> **LISTED ENTRIES**:
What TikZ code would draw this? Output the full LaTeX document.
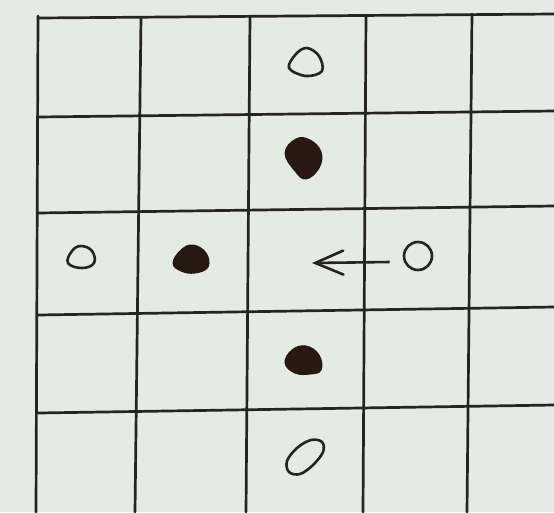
\documentclass[tikz,border=0pt]{standalone}
\usetikzlibrary{arrows.meta}
\definecolor{paper}{RGB}{228,235,228}
\definecolor{ink}{RGB}{38,36,34}
\definecolor{blob}{RGB}{40,24,18}
\tikzset{
  gridline/.style={draw=ink, line width=2.7pt, line cap=round},
  openmark/.style={draw=ink, line width=2.6pt, line join=round},
  fillmark/.style={fill=blob, draw=blob, line width=1pt, line join=round},
}
\begin{document}
\begin{tikzpicture}[x=1pt,y=-1pt]
\fill[paper] (0,0) rectangle (554,512);
\useasboundingbox (0,0) rectangle (554,512);
% horizontal lines
\draw[gridline] (38,18) -- (554,14);
\draw[gridline] (38,117) -- (554,111);
\draw[gridline] (38,213) -- (554,206);
\draw[gridline] (38,315) -- (554,307);
\draw[gridline] (38,413) -- (554,405);
% vertical lines
\draw[gridline] (38,16) -- (36,512);
\draw[gridline] (141,17) -- (135,512);
\draw[gridline] (250,16) -- (246,512);
\draw[gridline] (366,15) -- (363,512);
\draw[gridline] (472,14) -- (467,512);
% open marks
\draw[openmark] plot[smooth cycle, tension=0.6] coordinates {(289,68) (296,54) (307,48) (319,56) (322,71) (306,76)};
\draw[openmark] plot[smooth cycle, tension=0.7] coordinates {(68,263) (72,251) (81,246) (92,251) (94,263) (82,268)};
\draw[openmark] plot[smooth cycle, tension=0.6] coordinates {(322,442) (323,452) (313,465) (300,474) (289,472) (287,461) (297,448) (311,440)};
% filled marks
\fill[fillmark] plot[smooth cycle, tension=0.7] coordinates {(285,153) (296,139) (310,140) (321,152) (319,168) (306,179) (295,171)};
\fill[fillmark] plot[smooth cycle, tension=0.7] coordinates {(173,263) (181,250) (193,245) (206,253) (208,267) (195,273) (181,271)};
\fill[fillmark] plot[smooth cycle, tension=0.7] coordinates {(285,363) (292,350) (306,346) (319,355) (321,370) (310,374) (295,373)};
% right circle with arrow
\node[circle, draw=ink, line width=2.6pt, minimum width=28pt, minimum height=28pt, inner sep=0pt] (cR) at (418,256) {};
\coordinate (tip) at (312,263);
\draw[draw=ink, line width=2.6pt, -{Straight Barb[length=28pt,width=24pt,line cap=round]}] ([xshift=-13pt,yshift=-6pt]cR.west) -- (tip);
\end{tikzpicture}
\end{document}
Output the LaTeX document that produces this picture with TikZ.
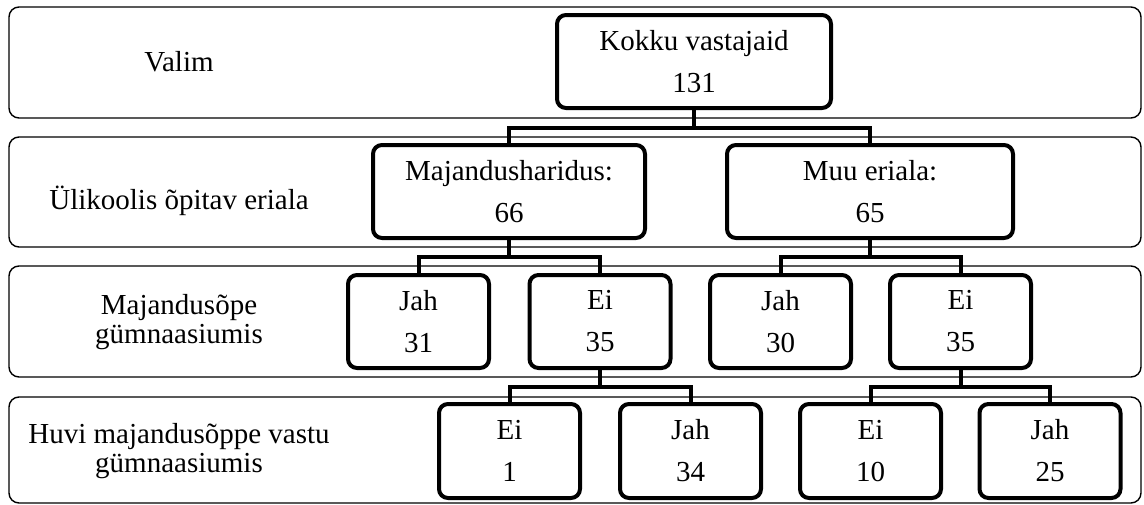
\documentclass[tikz,border=0pt]{standalone}
\usepackage{fontspec}
\setmainfont{Liberation Serif}
\tikzset{
  band/.style={draw, line width=1.4pt, rounded corners=10pt, minimum width=1132pt, inner sep=0pt},
  box/.style={draw, line width=4pt, rounded corners=9pt, fill=white, align=center, inner sep=0pt,
    minimum height=93pt, font=\fontsize{29}{42}\selectfont},
  smallbox/.style={box, minimum width=141pt},
  lab/.style={align=center, inner sep=0pt, font=\fontsize{29}{29}\selectfont},
  conn/.style={line width=4pt}
}
\begin{document}
\begin{tikzpicture}[x=1pt, y=-1pt]
\useasboundingbox (0,0) rectangle (1144,504);
% bands
\node[band, minimum height=111pt] (b1) at (575,62.5) {};
\node[band, minimum height=110pt] (b2) at (575,192) {};
\node[band, minimum height=111pt] (b3) at (575,321.5) {};
\node[band, minimum height=106pt] (b4) at (575,450) {};
% labels
\node[lab] (l1) at (179,62) {Valim};
\node[lab] (l2) at (179,200.5) {Ülikoolis õpitav eriala};
\node[lab] (l3) at (179,322) {Majandusõpe\\gümnaasiumis};
\node[lab] (l4) at (179,451) {Huvi majandusõppe vastu\\gümnaasiumis};
% boxes
\node[box, minimum width=274pt] (k) at (694,61.5) {Kokku vastajaid\\131};
\node[box, minimum width=272pt] (m) at (509,191.5) {Majandusharidus:\\66};
\node[box, minimum width=286pt] (u) at (870,191.5) {Muu eriala:\\65};
\node[smallbox] (mj) at (418.5,321.5) {Jah\\31};
\node[smallbox] (me) at (600,321.5) {Ei\\35};
\node[smallbox] (uj) at (780.5,321.5) {Jah\\30};
\node[smallbox] (ue) at (960.5,321.5) {Ei\\35};
\node[smallbox, minimum height=94pt] (mee) at (509.5,451) {Ei\\1};
\node[smallbox, minimum height=94pt] (mej) at (690.5,451) {Jah\\34};
\node[smallbox, minimum height=94pt] (uee) at (870.5,451) {Ei\\10};
\node[smallbox, minimum height=94pt] (uej) at (1050,451) {Jah\\25};
% connector junctions
\coordinate (c1) at (694,128);
\coordinate (c2) at (509,257);
\coordinate (c3) at (870,257);
\coordinate (c4) at (600,387);
\coordinate (c5) at (960.5,387);
% connectors
\draw[conn] (k.south) -- (c1);
\draw[conn] (m.north) |- (c1) -| (u.north);
\draw[conn] (m.south) -- (c2);
\draw[conn] (mj.north) |- (c2) -| (me.north);
\draw[conn] (u.south) -- (c3);
\draw[conn] (uj.north) |- (c3) -| (ue.north);
\draw[conn] (me.south) -- (c4);
\draw[conn] (mee.north) |- (c4) -| (mej.north);
\draw[conn] (ue.south) -- (c5);
\draw[conn] (uee.north) |- (c5) -| (uej.north);
\end{tikzpicture}
\end{document}
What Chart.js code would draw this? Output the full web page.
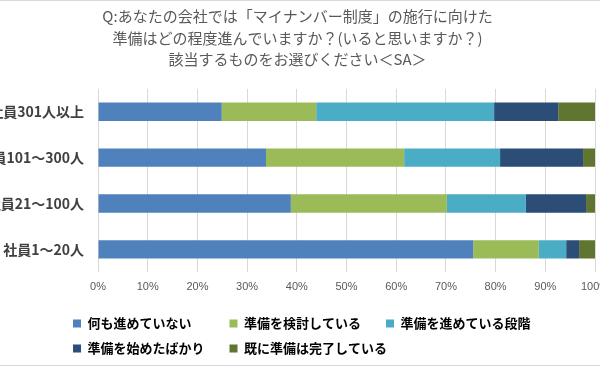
<!DOCTYPE html>
<html>
<head>
<meta charset="utf-8">
<script src="https://cdn.jsdelivr.net/npm/chart.js@4/dist/chart.umd.min.js"></script>
<style>
  body { margin: 0; background: #fff; }
  #wrap { width: 600px; height: 364px; border-top: 1px solid #d9d9d9; border-bottom: 1px solid #d9d9d9; }
  canvas { display: block; }
</style>
</head>
<body>
<div id="wrap"><canvas id="chart" width="600" height="364"></canvas></div>
<script>
const titleLines = [
    "Q:あなたの会社では「マイナンバー制度」の施行に向けた",
    "準備はどの程度進んでいますか？(いると思いますか？)",
    "該当するものをお選びください＜SA＞",
];
const categories = ["社員301人以上", "社員101～300人", "社員21～100人", "社員1～20人"];
const seriesNames = ["何も進めていない", "準備を検討している", "準備を進めている段階", "準備を始めたばかり", "既に準備は完了している"];
const notStarted = [24.9, 33.8, 38.8, 75.5];
const considering = [19.0, 27.8, 31.4, 13.2];
const inProgress = [35.8, 19.3, 15.9, 5.5];
const justStarted = [12.9, 16.7, 12.1, 2.6];
const completed = [7.4, 2.4, 1.8, 3.2];
const seriesColors = ["#4F81BD", "#9BBB59", "#4BACC6", "#2C4D75", "#5F7530"];

Chart.defaults.font.family = "'Noto Sans CJK JP', sans-serif";

const seriesValues = [notStarted, considering, inProgress, justStarted, completed];
const datasets = seriesNames.map((name, i) => ({
    label: name,
    data: seriesValues[i],
    backgroundColor: seriesColors[i],
    borderWidth: 0,
    barPercentage: 0.4,
    categoryPercentage: 1,
}));

// Excel style legend: fixed left start
const legendShift = {
    id: "legendShift",
    afterLayout(chart) {
        chart.legend.left = 61;
    },
};

const ctx = document.getElementById("chart").getContext("2d");
const chart = new Chart(ctx, {
    type: "bar",
    data: { labels: categories, datasets: datasets },
    options: {
        indexAxis: "y",
        responsive: false,
        animation: false,
        layout: { padding: { left: 0, right: 5, top: 0, bottom: 0 } },
        scales: {
            x: {
                stacked: true,
                min: 0,
                max: 100,
                grid: { color: "#d9d9d9", drawTicks: false },
                border: { display: false },
                ticks: {
                    stepSize: 10,
                    padding: 8,
                    color: "#595959",
                    font: { family: "'Liberation Sans', sans-serif", size: 11 },
                    callback: (v) => v + "%",
                },
                afterFit(scale) {
                    scale.paddingLeft = 0;
                    scale.paddingRight = 0;
                    scale.height += 3.5;
                },
            },
            y: {
                stacked: true,
                grid: { display: false, drawTicks: false },
                border: { display: false },
                ticks: {
                    padding: 14,
                    color: "#404040",
                    font: { size: 14, weight: "bold" },
                },
                afterFit(scale) {
                    scale.width = 98;
                },
            },
        },
        plugins: {
            title: {
                display: true,
                text: titleLines,
                color: "#595959",
                font: { size: 15, weight: "normal", lineHeight: 1.43 },
                padding: { top: 5, bottom: 18.5 },
            },
            legend: {
                position: "bottom",
                align: "start",
                labels: {
                    boxWidth: 8,
                    boxHeight: 8,
                    padding: 12,
                    color: "#404040",
                    font: { size: 13, weight: "bold" },
                    generateLabels(chart) {
                        return chart.data.datasets.map((ds, i) => ({
                            text: ds.label.padEnd(10, "\u3000"),
                            fillStyle: ds.backgroundColor,
                            strokeStyle: ds.backgroundColor,
                            lineWidth: 0,
                            hidden: false,
                            datasetIndex: i,
                        }));
                    },
                },
            },
            tooltip: { enabled: false },
        },
    },
    plugins: [legendShift],
});
</script>
</body>
</html>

> **WRITTEN TASK**: Track down every line of the material containing the string "with", and copy it.

> **OUTPUT OF THE EXERCISE**:
% right circle with arrow
Output the LaTeX document that produces this picture with TikZ.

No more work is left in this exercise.